The editorial of Prof. Feldstein on Saturday has interesting points for Sen. Gramm and Mr. Solon, in their editorial of Monday on Finding 3 % growth. We are not properly accounting for the increase in quality (which includes functionality) of what we buy, so that growth in standard of living does not correlate perfectly with growth in GDP per capita. For example, how much more does your cellphone do today, than did a similarly priced one of 15 years ago? Also, for example, when competition drives down the price of phone and data plans it will have a negative effect on GDP growth, but have we really seen a decrease in standard of living? All this says our growth rate has been better than the statistics, especially in recent years, as more “free” apps and information appear.
However, there is little doubt that we could do better, and it would improve our standard of living even more. The dead hand of regulation weighed heavily in the Obama years, and rolling unneeded ones back has many benefits. First, it reduces business costs. Second, it makes small and new businesses more able to compete with larger ones who can better afford compliance executives. Third, it creates a business environment where owners, executives and managers are more willing to take appropriate and intelligent business risk. Economist John Maynard Keynes recognized this and labeled it “animal spirits”, and never underestimated its importance. And just the cessation of business-bashing by our nation’s CEO has a beneficial effect.

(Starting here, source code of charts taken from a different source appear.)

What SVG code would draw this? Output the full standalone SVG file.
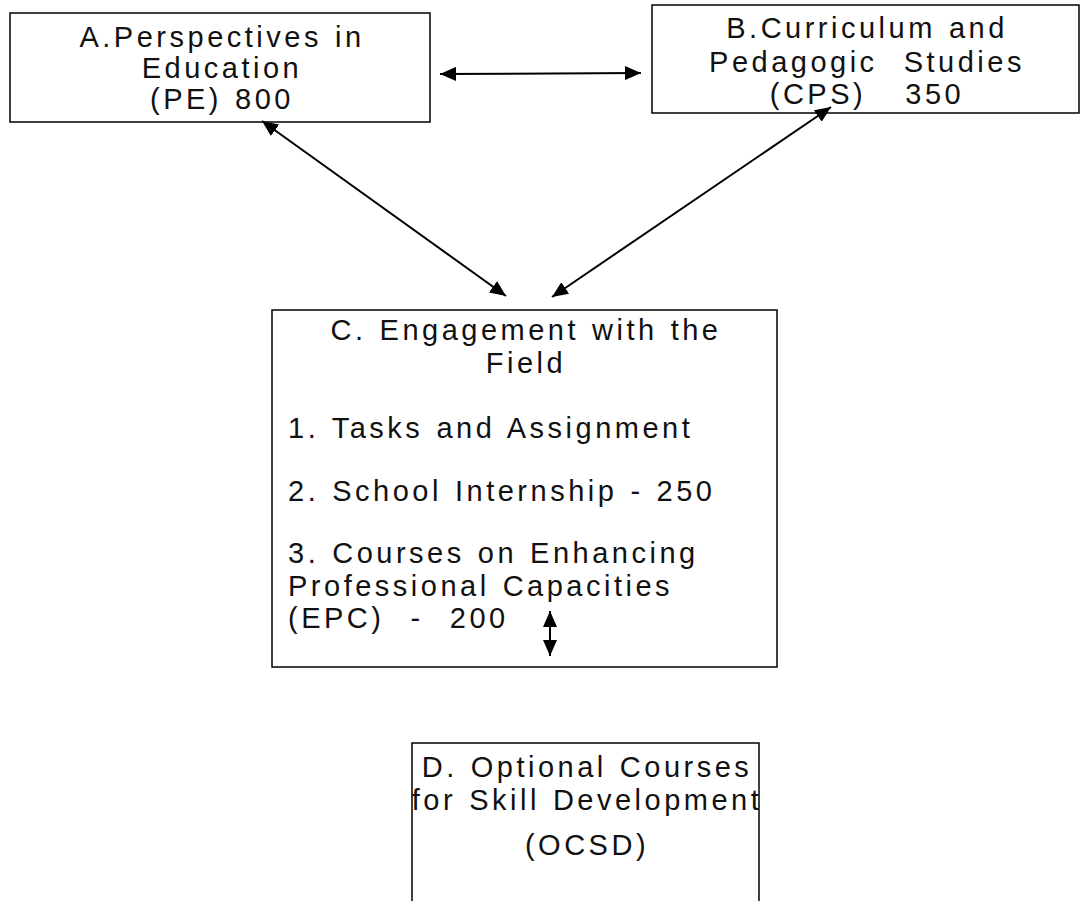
<svg xmlns="http://www.w3.org/2000/svg" width="1080" height="901" viewBox="0 0 1080 901">
  <style>
    .box { fill: #ffffff; stroke: #000000; stroke-width: 1.5; }
    .lbl { font-family: "Liberation Sans", Arial, sans-serif; font-size: 29px; letter-spacing: 3.5px; word-spacing: 1.5px; fill: #111111; }
    .mid { text-anchor: middle; }
    .link { fill: none; stroke: #000000; stroke-width: 2; marker-start: url(#head); marker-end: url(#head); }
  </style>
  <defs>
    <marker id="head" viewBox="0 0 16 14" refX="16" refY="7" markerWidth="16" markerHeight="14" markerUnits="userSpaceOnUse" orient="auto-start-reverse">
      <path d="M0,0 L16,7 L0,14 Z" fill="#000000"/>
    </marker>
  </defs>
  <rect width="1080" height="901" fill="#ffffff"/>

  <g id="node-pe">
    <rect class="box" x="10" y="13" width="420" height="109"/>
    <text class="lbl mid" x="222" y="47">A.Perspectives in</text>
    <text class="lbl mid" x="222" y="78">Education</text>
    <text class="lbl mid" x="222" y="109">(PE) 800</text>
  </g>

  <g id="node-cps">
    <rect class="box" x="652" y="5" width="427" height="108"/>
    <text class="lbl mid" x="867" y="38">B.Curriculum and</text>
    <text class="lbl mid" x="867" y="72" xml:space="preserve">Pedagogic  Studies</text>
    <text class="lbl mid" x="867" y="104" xml:space="preserve">(CPS)   350</text>
  </g>

  <g id="node-field">
    <rect class="box" x="272" y="310" width="505" height="357"/>
    <text class="lbl mid" x="526" y="340">C. Engagement with the</text>
    <text class="lbl mid" x="526" y="373">Field</text>
    <text class="lbl" x="288" y="438">1. Tasks and Assignment</text>
    <text class="lbl" x="288" y="501">2. School Internship - 250</text>
    <text class="lbl" x="288" y="563">3. Courses on Enhancing</text>
    <text class="lbl" x="288" y="596">Professional Capacities</text>
    <text class="lbl" x="288" y="628" xml:space="preserve">(EPC)  -  200</text>
  </g>

  <g id="node-ocsd">
    <rect class="box" x="412" y="743" width="347" height="170"/>
    <text class="lbl mid" x="587" y="777">D. Optional Courses</text>
    <text class="lbl mid" x="587" y="810">for Skill Development</text>
    <text class="lbl mid" x="587" y="855">(OCSD)</text>
  </g>

  <g id="connectors">
    <line class="link" x1="440" y1="74" x2="641" y2="73"/>
    <line class="link" x1="262" y1="121" x2="506" y2="296"/>
    <line class="link" x1="831" y1="107" x2="552" y2="297"/>
    <line class="link" x1="550" y1="611" x2="550" y2="656"/>
  </g>
</svg>
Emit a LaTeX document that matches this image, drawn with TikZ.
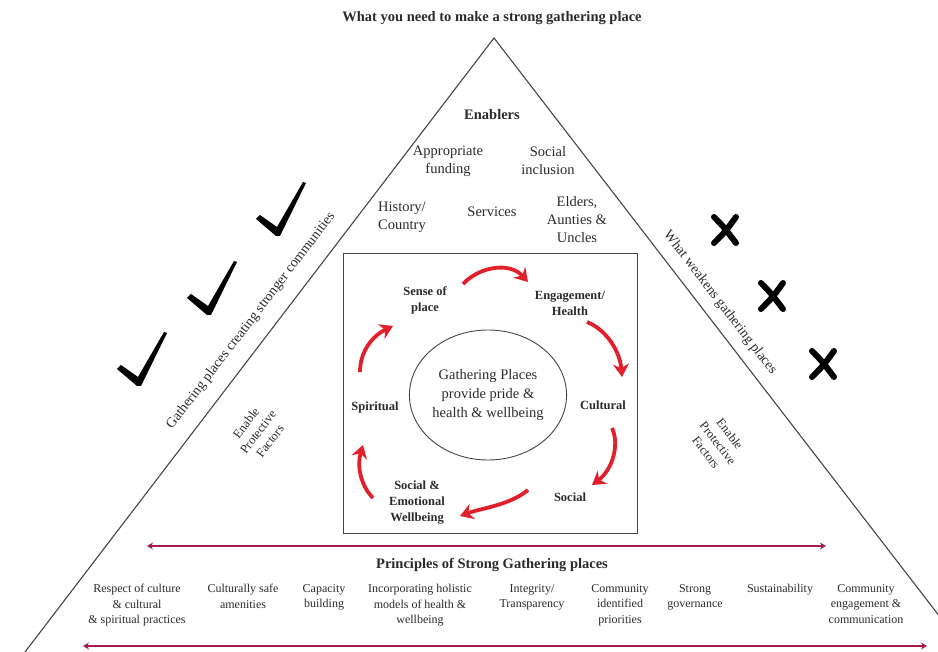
\documentclass[tikz,border=0pt]{standalone}
\usepackage{fontspec}
\setmainfont{Liberation Serif}
\usetikzlibrary{arrows.meta,shapes.geometric}
\definecolor{txt}{HTML}{2B2B2B}
\definecolor{cycred}{HTML}{E2202C}
\definecolor{crim}{HTML}{A51E48}
\definecolor{edgegray}{HTML}{454545}
\begin{document}
\begin{tikzpicture}[x=1pt,y=-1pt,
  every node/.style={text=txt, align=center, inner sep=0pt},
  titlefont/.style={font=\bfseries\fontsize{14.5}{17}\selectfont},
  enab/.style={font=\fontsize{14.5}{18}\selectfont},
  cyclbl/.style={font=\bfseries\fontsize{12.5}{16}\selectfont},
  hubtext/.style={font=\fontsize{14.5}{19}\selectfont},
  princ/.style={font=\fontsize{12}{15.5}\selectfont, anchor=north},
  sidetext/.style={font=\fontsize{14}{16}\selectfont},
  prot/.style={font=\fontsize{12.5}{15}\selectfont},
  triline/.style={draw=edgegray, line width=1.1pt},
  boxline/.style={draw=edgegray, line width=0.9pt},
  cycarrow/.style={draw=cycred, line width=3.8pt, -{Stealth[length=13pt,width=16pt]}},
  redline/.style={draw=crim, line width=2.6pt, {Stealth[length=6pt,width=7pt]}-{Stealth[length=6pt,width=7pt]}},
  chk/.pic={\fill[black] (-21,-14) -- (-17,-18) -- (0,-6) -- (26,-51) -- (29,-50) -- (3,3) -- (-1,3) -- cycle;},
  xmark/.pic={\draw[black, line width=6pt, line cap=round] (-11,-13) .. controls (-2,-4) .. (11,13) (-11,13) .. controls (0,2) .. (11,-13);}
]
\useasboundingbox (0,0) rectangle (938,652);
\clip (0,0) rectangle (938,652);

% title and triangle
\node[titlefont] (title) at (492,18) {What you need to make a strong gathering place};
\coordinate (apex) at (494,38);
\coordinate (bl) at (25,652);
\coordinate (br) at (967,652);
\draw[triline] (bl) -- (apex) -- (br);

% enablers
\node[titlefont] (enablers) at (492,115) {Enablers};
\node[enab] (fund) at (448,161) {Appropriate\\funding};
\node[enab] (incl) at (548,161) {Social\\inclusion};
\node[enab] (hist) at (402,217) {History/\\Country};
\node[enab] (serv) at (492,212) {Services};
\node[enab] (elders) at (577,220) {Elders,\\Aunties \&\\Uncles};

% central box
\node[boxline, draw, minimum width=294, minimum height=280] (box) at (490,393) {};
\node[hubtext, draw=edgegray, line width=0.9pt, ellipse, minimum width=140, minimum height=130] (hub) at (488,395) {Gathering Places\\provide pride \&\\health \& wellbeing};

% cycle labels
\node[cyclbl] (sense) at (425,300) {Sense of\\place};
\node[cyclbl] (eng) at (570,303) {Engagement/\\Health};
\node[cyclbl] (cult) at (603,405) {Cultural};
\node[cyclbl] (soc) at (570,497) {Social};
\node[cyclbl] (sew) at (417,503) {Social \&\\Emotional\\Wellbeing};
\node[cyclbl] (spir) at (375,407) {Spiritual};

% cycle arrows
\coordinate (a1s) at (463,284); \coordinate (a1e) at (528,282);
\coordinate (a2s) at (587,322); \coordinate (a2e) at (622,377);
\coordinate (a3s) at (612,428); \coordinate (a3e) at (592,485);
\coordinate (a4s) at (528,490); \coordinate (a4e) at (460,516);
\coordinate (a5s) at (373,498); \coordinate (a5e) at (363,445);
\coordinate (a6s) at (360,372); \coordinate (a6e) at (393,326);
\draw[cycarrow] (a1s) .. controls (480,266) and (510,262) .. (a1e);
\draw[cycarrow] (a2s) .. controls (607,330) and (620,352) .. (a2e);
\draw[cycarrow] (a3s) .. controls (620,445) and (612,470) .. (a3e);
\draw[cycarrow] (a4s) .. controls (510,505) and (482,508) .. (a4e);
\draw[cycarrow] (a5s) .. controls (360,485) and (357,465) .. (a5e);
\draw[cycarrow] (a6s) .. controls (360,350) and (374,335) .. (a6e);

% side texts
\node[sidetext, rotate=52.6] (gpc) at (251,321) {Gathering places creating stronger communities};
\node[sidetext, rotate=-52.4] (wgp) at (720,303) {What weakens gathering places};
\node[prot, rotate=52.6] (protL) at (258,432) {Enable\\Protective\\Factors};
\node[prot, rotate=-52.4] (protR) at (718,443) {Enable\\Protective\\Factors};

% ticks and crosses
\pic at (138,383) {chk};
\pic at (208,312) {chk};
\pic at (277,233) {chk};
\pic at (725,230) {xmark};
\pic at (772,296) {xmark};
\pic at (823,364) {xmark};

% principles
\coordinate (r1a) at (147,546); \coordinate (r1b) at (826,546);
\draw[redline] (r1a) -- (r1b);
\node[titlefont] (princhead) at (492,565) {Principles of Strong Gathering places};
\node[princ] (p1) at (137,584) {Respect of culture\\\& cultural\\\& spiritual practices};
\node[princ] (p2) at (243,584) {Culturally safe\\amenities};
\node[princ] (p3) at (324,584) {Capacity\\building};
\node[princ] (p4) at (420,584) {Incorporating holistic\\models of health \&\\wellbeing};
\node[princ] (p5) at (532,584) {Integrity/\\Transparency};
\node[princ] (p6) at (620,584) {Community\\identified\\priorities};
\node[princ] (p7) at (695,584) {Strong\\governance};
\node[princ] (p8) at (780,584) {Sustainability};
\node[princ] (p9) at (866,584) {Community\\engagement \&\\communication};
\coordinate (r2a) at (83,646); \coordinate (r2b) at (927,646);
\draw[redline] (r2a) -- (r2b);
\end{tikzpicture}
\end{document}
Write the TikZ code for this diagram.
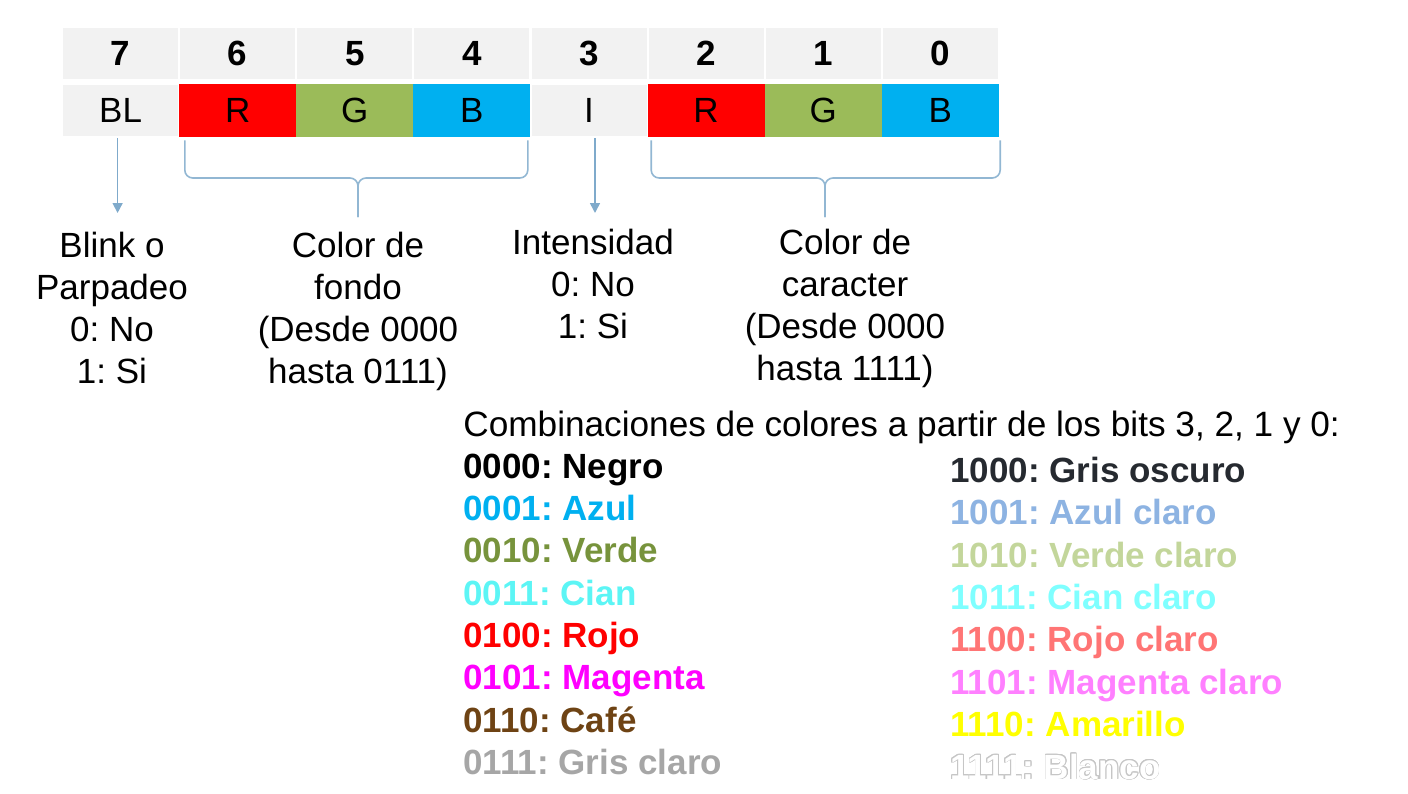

We have a record number of job openings now in the US, at a time when our labor force participation has declined significantly. Possible explanations are a mismatch of skills required vs. skills available in the labor force, as well as overly generous transfer payments reducing incentives to work. GDP growth will get its greatest boost by filling those jobs, and boosting labor force participation. Government policies can affect both of those.